Calumniadora y estafadora


La crónica galante del gran mundo escribe en estos días sugestivas páginas. En los aristocráticos círculos de Londres, de París, de Berlín, de Viena, y sobre todo de Petersburgo, corre de boca en boca el cuadro final de una comedia divertida, la de la princesa rusa Catalina de Radziwill, que ha sido presa en las cárceles de Capetown.
Tiene mucho que contar la vida aventurera y caprichosa de esta mujer, cuya hermosura ha encadenado a muchos hombres y cuya manía de calumniar a producido grandes y numerosos disgustos.
Nació la princesa Catalina en Petersburgo, siendo sus padres el conde Adan Rzewuski, ayudante de campo del czar, y su segunda mujer Ana Dachvow, de ilustre y millonaria familia.
Fue bautizada en el rito ortodoxo, pero a los trece años se convirtió al catolicismo y luego, indistintamente y conforme se le fue antojando, ha sido ortodoxa, protestante, católica, cismática... cuanto hay que ser en este mundo.
Se casó en 1873, en Berlín, con el príncipe alemán Guillermo Radziwill, usando desde entonces este nombre.
Como era muy dominante y su pobre marido un alma de Dios, a los pocos días fue la princesa el ama y comenzó a ponerle en ridículo flicteando con cuantos jóvenes halló a la vista.
La familia del príncipe hubo de llamarla al orden; el genio altivo de Catalina se resintió hondamente, y desde aquel instante puso manos a su obra de calumniar, comenzando por escribir anónimos, a las mujeres imitando habilmente la letra de sus maridos, y a los maridos las de sus mujeres.
Tan ducha fue en este sistema pendolístico calumniador, que en pocos días se armó en varias familias un cisco formidable, dando origen a muchos divorcios y a graves disgustos.
Una amiga de la princesa logró enterarse bien del enredo y fue publicándolo casa por casa. La aristocracia entera se reveló contra Catalina y sus calumnias ruines, y entonces el príncipe Guillermo se divorció de su mujer y esta salió de Berlín poco menos que de cabeza.
La guerra anglo-boer estaba en su período álgido. Catalina, espíritu inquieto y cuerpo adorable y nervioso, tomó entonces amistad con el redactor de un periódico ruso, el Novoie-Vremia, y juntos los enamorados bohemios, princesa y periodista, embarcaron con rumbo a Transvaal.

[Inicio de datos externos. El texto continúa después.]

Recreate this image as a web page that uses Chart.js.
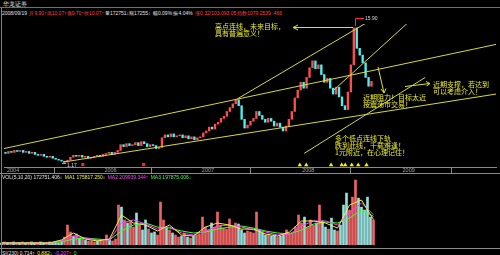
<!DOCTYPE html>
<html><head><meta charset="utf-8">
<script src="https://cdn.jsdelivr.net/npm/chart.js@4.4.1/dist/chart.umd.min.js"></script>
<style>
html,body{margin:0;padding:0;background:#000;}
#wrap{position:relative;width:500px;height:255px;overflow:hidden;background:#000;font-family:"Liberation Sans","DejaVu Sans",sans-serif;}
.t{position:absolute;white-space:nowrap;font-size:5px;line-height:6px;}
.t span{margin-right:1px;}
.ann{position:absolute;white-space:nowrap;font-family:"Noto Sans CJK SC",sans-serif;font-size:7px;line-height:7.4px;color:#ecec28;}
.hl{position:absolute;left:0;width:500px;height:1px;background:#8a8a8a;}
canvas{position:absolute;left:0;}
svg{position:absolute;left:0;top:0;}
.w{color:#e0e0e0}.r{color:#ff4040}.y{color:#f0f040}.m{color:#ff40ff}.g{color:#40ff40}
</style></head>
<body><div id="wrap">
<div class="t" style="left:3px;top:0.5px;color:#e8e8e8;font-size:6px;">华龙证券</div>
<div class="hl" style="top:7px;background:#707070"></div>
<div class="t" style="left:2px;top:10px;"><span class="w">2008/09/19</span> <span class="r">开9.90↑高10.07↑低9.70↑收10.07↑</span><span class="w">量172751↓额17255↓</span> <span class="w">幅0.09% 振4.04%</span> <span class="r">涨0.32/103.093 05</span><span class="r">指数1079.2539 .466</span></div>

<canvas id="main" width="500" height="153" style="top:20px"></canvas>
<div class="hl" style="top:173px"></div>
<canvas id="vol" width="500" height="70" style="top:175px"></canvas>
<div class="hl" style="top:248px"></div>
<div style="position:absolute;left:1px;top:8px;width:1px;height:247px;background:#808080"></div>

<div class="t" style="left:2px;top:174px;"><span class="w">VOL(5,10,20) 172751.406↓</span> <span class="y">MA1 175817.250↓</span> <span class="m">MA2 209939.344↑</span> <span class="g">MA3 197875.006↓</span></div>

<div class="t" style="left:2px;top:249.5px;"><span class="w">SI(230) 0.714↑</span> <span class="y">0.882↓</span> <span class="m">-0.207↑</span> <span class="g">0</span></div>

<div class="ann" style="left:215px;top:23px">高点连线，未来目标，<br>具有普遍意义！</div>
<div class="ann" style="left:363px;top:93.5px">近期阻力！目标太近<br>按震荡市交易！</div>
<div class="ann" style="left:433px;top:80.5px">近期支撑，若达到<br>可以考虑介入！</div>
<div class="ann" style="left:335px;top:134.5px">多个低点连线下轨<br>跌到此线，千载难逢！<br>1元附近，在心理记住！</div>
<div class="t" style="left:365px;top:15px;color:#d8d8d8">15.90</div>
<div class="t" style="left:67px;top:161.5px;color:#d8d8d8">1.17</div>

<svg width="500" height="255">
<g stroke="#e0e030" stroke-width="1" fill="none">
<line x1="293" y1="27.5" x2="353" y2="27.5"/>
<polyline points="298,25 293,27.5 298,30"/>
<line x1="378" y1="67" x2="384" y2="93"/>
<polyline points="381,89 384,93 386,88.5"/>
<line x1="405" y1="86.5" x2="430" y2="83.5"/>
<polyline points="426,81.5 430,83.5 426.5,86"/>
</g>
<polyline points="355.5,26 355.5,18.5 364,18.5" stroke="#ff3030" stroke-width="1" fill="none"/>
<line x1="62" y1="163.5" x2="66" y2="163.5" stroke="#aaa" stroke-width="1"/>
</svg>
</div>
<script>
const yearLabels = ['2004','2006','2007','2008','2009'];
const yearTickIdx = [0, 33, 66, 100, 134];

const closes = [
 2.23,2.44,2.34,2.55,2.44,2.55,2.34,2.44,2.23,2.34,
 2.12,2.02,2.12,1.91,1.81,1.91,1.70,1.59,1.49,1.38,
 1.28,1.49,1.81,2.02,1.91,2.02,1.81,1.91,1.70,1.81,
 1.91,2.02,1.91,2.12,2.23,2.34,2.12,2.34,2.55,3.18,
 2.97,3.29,3.08,3.18,3.40,3.08,3.50,3.29,2.97,3.18,
 3.08,2.76,2.87,3.93,4.24,4.03,4.35,4.03,4.14,4.24,
 3.93,4.14,3.82,4.03,3.71,3.93,4.03,4.46,4.67,5.09,
 4.88,5.41,5.62,6.04,6.26,6.79,7.21,7.63,8.06,7.42,
 5.94,4.99,5.30,5.73,6.04,6.79,6.36,5.94,5.62,6.04,
 5.73,5.20,5.52,5.09,4.67,5.20,5.94,6.79,8.27,9.12,
 9.97,9.33,10.50,11.55,12.30,11.45,11.87,10.81,9.97,10.39,
 9.33,8.69,9.44,8.38,7.42,7.00,8.91,11.87,15.90,13.67,
 12.93,12.09,10.50,9.54,10.07
];
const firstOpen = 2.34;

const volumes = [
 14,21,14,14,21,14,14,21,14,14,21,14,14,21,14,14,21,14,21,14,
 28,55,138,90,62,76,48,41,35,28,
 28,21,28,35,28,69,35,28,41,
 276,262,173,152,159,124,221,138,104,173,110,83,90,69,
 297,173,124,104,83,69,55,62,83,55,48,62,69,76,
 193,124,104,152,124,228,138,117,110,180,124,152,145,104,83,97,90,83,228,104,83,69,76,62,69,55,62,69,104,83,
 83,124,207,152,193,124,173,138,152,276,166,124,110,186,104,97,138,276,359,242,331,449,324,262,242,331,193,173
];

const maIdx = [0,4,8,12,16,20,24,28,32,36,40,44,48,52,56,60,64,68,72,76,80,84,88,92,96,100,104,108,112,116,120,124];
const ma5  = [14,14,14,14,14,35,83,41,28,41,207,152,138,97,138,69,62,124,152,138,110,110,76,62,90,166,166,152,117,276,311,176];
const ma10 = [14,14,14,14,14,28,62,48,35,35,152,173,145,110,124,83,69,97,131,138,124,104,90,69,76,131,166,166,138,221,290,210];
const ma20 = [14,14,14,14,14,21,41,48,41,35,97,138,152,124,117,97,83,90,110,124,131,117,97,83,76,104,145,159,152,186,242,198];

// trend lines: [index, price] endpoints
const trendA = [[-0.5, 2.76], [166.2, 14.10]];
const trendB = [[78.5, 8.16], [122.2, 16.43]];
const trendC = [[19.5, 1.28], [166.2, 8.69]];
const trendD = [[111.2, 9.12], [140.2, 17.59]];
const trendE = [[101.2, 2.23], [142.2, 10.50]];

const upMarkIdx = [99.7, 101.9, 110.3, 113.9, 115.1, 117.3, 119.5, 122.3];
const upMarkPrice = 0.96;
const infoMarkIdx = [26.2, 46.8];
const infoMarkPrice = 1.01;

const opens = closes.map((c, i) => i === 0 ? firstOpen : closes[i - 1]);
const isUp = closes.map((c, i) => c >= opens[i]);
const UP = '#ff4c4c', DN = '#4cf0f0';

const X_MIN = -0.5, X_MAX = 166.17;

const trendDs = [trendA, trendB, trendC, trendD, trendE].map(t => ({
  type: 'line', data: t.map(p => ({x: p[0], y: p[1]})),
  borderColor: '#d8d838', borderWidth: 1, pointRadius: 0, order: 0, tension: 0
}));

new Chart(document.getElementById('main'), {
  type: 'bar',
  data: { datasets: [
    ...trendDs,
    { type: 'scatter', data: upMarkIdx.map(x => ({x, y: upMarkPrice})), pointStyle: 'triangle',
      radius: 2.6, backgroundColor: '#f4f400', borderColor: '#f4f400', borderWidth: 0, order: 0 },
    { type: 'scatter', data: infoMarkIdx.map(x => ({x, y: infoMarkPrice})), pointStyle: 'rect',
      radius: 2.2, backgroundColor: '#ff2020', borderColor: '#ff2020', borderWidth: 0, order: 0 },
    { type: 'bar', data: closes.map((c, i) => ({x: i, y: [opens[i], c]})),
      backgroundColor: isUp.map(u => u ? UP : DN), borderWidth: 0, barThickness: 1.7, order: 3, grouped: false }
  ]},
  options: {
    responsive: false, animation: false, devicePixelRatio: 1,
    layout: { padding: 0 },
    plugins: { legend: { display: false }, tooltip: { enabled: false } },
    scales: {
      x: { type: 'linear', min: X_MIN, max: X_MAX, offset: false,
        afterBuildTicks: s => { s.ticks = yearTickIdx.map(v => ({value: v})); },
        afterFit: s => { s.height = 6; },
        ticks: { autoSkip: false, maxRotation: 0, minRotation: 0, align: 'start', padding: -6,
          color: '#a0a0a0', font: { size: 5.5, family: 'Liberation Sans' },
          callback: v => ' ' + yearLabels[yearTickIdx.indexOf(v)] },
        grid: { display: true, drawOnChartArea: false, drawTicks: true, tickLength: 6, color: '#8a8a8a' },
        border: { display: true, color: '#8a8a8a' } },
      y: { display: false, min: 0.746, max: 16.32 }
    }
  }
});

new Chart(document.getElementById('vol'), {
  type: 'bar',
  data: { datasets: [
    { type: 'line', data: maIdx.map((x, k) => ({x, y: ma5[k]})), borderColor: '#f0f040', borderWidth: 1, pointRadius: 0, order: 0 },
    { type: 'line', data: maIdx.map((x, k) => ({x, y: ma10[k]})), borderColor: '#ff40ff', borderWidth: 1, pointRadius: 0, order: 0 },
    { type: 'line', data: maIdx.map((x, k) => ({x, y: ma20[k]})), borderColor: '#40ff40', borderWidth: 1, pointRadius: 0, order: 0 },
    { type: 'bar', data: volumes.map((v, i) => ({x: i, y: v})),
      backgroundColor: isUp.map(u => u ? 'rgb(236,100,100)' : 'rgb(150,222,222)'), borderWidth: 0, barThickness: 2, order: 3, grouped: false }
  ]},
  options: {
    responsive: false, animation: false, devicePixelRatio: 1,
    layout: { padding: 0 },
    plugins: { legend: { display: false }, tooltip: { enabled: false } },
    scales: {
      x: { type: 'linear', display: false, min: X_MIN, max: X_MAX, offset: false },
      y: { display: false, min: 0, max: 484 }
    }
  }
});
</script>
</body></html>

Tenían el propósito de enviar crónicas de la guerra; pero el redactor, que por lo visto es un tenorio irresistible, logró enamorar a una archimillonaria de Rohedesia, y Catalina, por no ser menos, se fue a ver a Cecil Rhodes, y tras breve conferencia quedó instalada en el palacio del rico aventurero como reina absoluta de todo.
A los pocos meses, el diablillo calumniador volvió a retozar en el cerebro de Catalina. Y volvió la princesa a su avenate de indisponer matrimonios, escribiendo anónimos y falsificando, con incomparable habilidad, la letra de todo el mundo.

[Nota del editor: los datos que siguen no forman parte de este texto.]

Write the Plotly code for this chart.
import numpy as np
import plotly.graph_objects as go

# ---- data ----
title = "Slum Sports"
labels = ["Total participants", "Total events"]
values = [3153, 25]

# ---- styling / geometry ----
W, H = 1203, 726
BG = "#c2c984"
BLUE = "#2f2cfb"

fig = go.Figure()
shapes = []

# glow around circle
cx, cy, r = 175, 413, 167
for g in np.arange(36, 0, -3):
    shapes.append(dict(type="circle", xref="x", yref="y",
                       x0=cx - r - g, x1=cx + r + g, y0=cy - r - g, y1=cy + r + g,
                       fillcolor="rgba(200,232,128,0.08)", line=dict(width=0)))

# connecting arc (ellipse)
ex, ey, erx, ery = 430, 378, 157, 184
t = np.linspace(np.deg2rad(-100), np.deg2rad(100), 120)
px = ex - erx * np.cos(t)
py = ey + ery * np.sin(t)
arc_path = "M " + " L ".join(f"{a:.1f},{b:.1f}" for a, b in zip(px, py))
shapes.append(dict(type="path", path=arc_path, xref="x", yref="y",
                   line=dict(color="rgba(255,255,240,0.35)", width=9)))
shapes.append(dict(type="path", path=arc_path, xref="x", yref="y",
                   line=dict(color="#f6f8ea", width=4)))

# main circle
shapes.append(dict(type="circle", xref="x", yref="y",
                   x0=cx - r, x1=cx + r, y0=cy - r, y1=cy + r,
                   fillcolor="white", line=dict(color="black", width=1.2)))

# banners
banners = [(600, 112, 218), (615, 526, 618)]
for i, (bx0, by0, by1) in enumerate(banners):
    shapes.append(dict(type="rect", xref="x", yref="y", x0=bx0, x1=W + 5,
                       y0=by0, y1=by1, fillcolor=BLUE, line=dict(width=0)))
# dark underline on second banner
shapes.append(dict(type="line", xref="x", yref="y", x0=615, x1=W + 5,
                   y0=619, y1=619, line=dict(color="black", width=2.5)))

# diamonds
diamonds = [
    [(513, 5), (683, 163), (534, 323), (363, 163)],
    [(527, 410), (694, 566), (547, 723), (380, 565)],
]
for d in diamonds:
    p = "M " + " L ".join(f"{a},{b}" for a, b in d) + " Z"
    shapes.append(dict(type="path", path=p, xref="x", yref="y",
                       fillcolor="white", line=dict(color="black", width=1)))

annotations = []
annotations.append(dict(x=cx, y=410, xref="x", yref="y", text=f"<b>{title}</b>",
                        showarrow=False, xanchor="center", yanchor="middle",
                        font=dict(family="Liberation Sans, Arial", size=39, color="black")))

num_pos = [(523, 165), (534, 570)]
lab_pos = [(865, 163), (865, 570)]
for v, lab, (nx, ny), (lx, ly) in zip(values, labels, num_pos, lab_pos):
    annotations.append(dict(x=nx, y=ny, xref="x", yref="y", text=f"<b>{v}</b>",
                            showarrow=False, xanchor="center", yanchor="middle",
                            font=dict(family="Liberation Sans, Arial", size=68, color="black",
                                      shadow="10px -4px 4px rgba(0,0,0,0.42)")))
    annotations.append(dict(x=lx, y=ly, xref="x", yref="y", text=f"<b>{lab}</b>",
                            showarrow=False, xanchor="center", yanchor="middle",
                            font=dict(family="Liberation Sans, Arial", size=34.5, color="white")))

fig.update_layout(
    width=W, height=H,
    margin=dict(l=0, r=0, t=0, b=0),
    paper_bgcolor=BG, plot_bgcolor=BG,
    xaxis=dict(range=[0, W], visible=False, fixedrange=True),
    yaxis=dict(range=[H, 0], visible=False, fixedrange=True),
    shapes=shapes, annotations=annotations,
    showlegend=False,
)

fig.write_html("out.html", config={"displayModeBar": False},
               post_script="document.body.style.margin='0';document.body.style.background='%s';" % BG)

Vuelta a tirarse los trastos a la cabeza esposas y maridos; vuelta a averiguarse que la culpable era Catalina, y vuelta Catalina a ser echada del palacio por el propio Cecil Rhodes, que por enamorado que estuviera tuvo que desencantarse al saberlo.
Tenemos otra vez a la princesa golfeando por las calles de Capetown, pero siempre hermosa y siempre dispuesta al mal. Una noche entró en cierta joyería, se llevó buen puñado de alhajas y pagó con un recibo de mano de Cecil Rhodes, cuya firma sabido es que era sagrada en todo el país.
Por fin se averiguó que el recibo estaba falsificado, y la policía echó mano a la princesa, que a estas horas está en la cárcel como cualquier tomadora vulgar...




















Más arriba podéis ver a Catalina, y sobre estas líneas a los hombres a los que hace referencia la crónica: el príncipe Antón Guillermo Radziwill, a la izquierda; y el político, empresario y colonizador inglés Cecil Rhodes, a la derecha, del que tomó Rodesia su nombre, fundador de la compañía explotadora de diamantes De Beers. Cuando El Diluvio publica esta crónica ambos están muertos. Abajo, un retrato de la princesa realizado por Giovanni Boldini.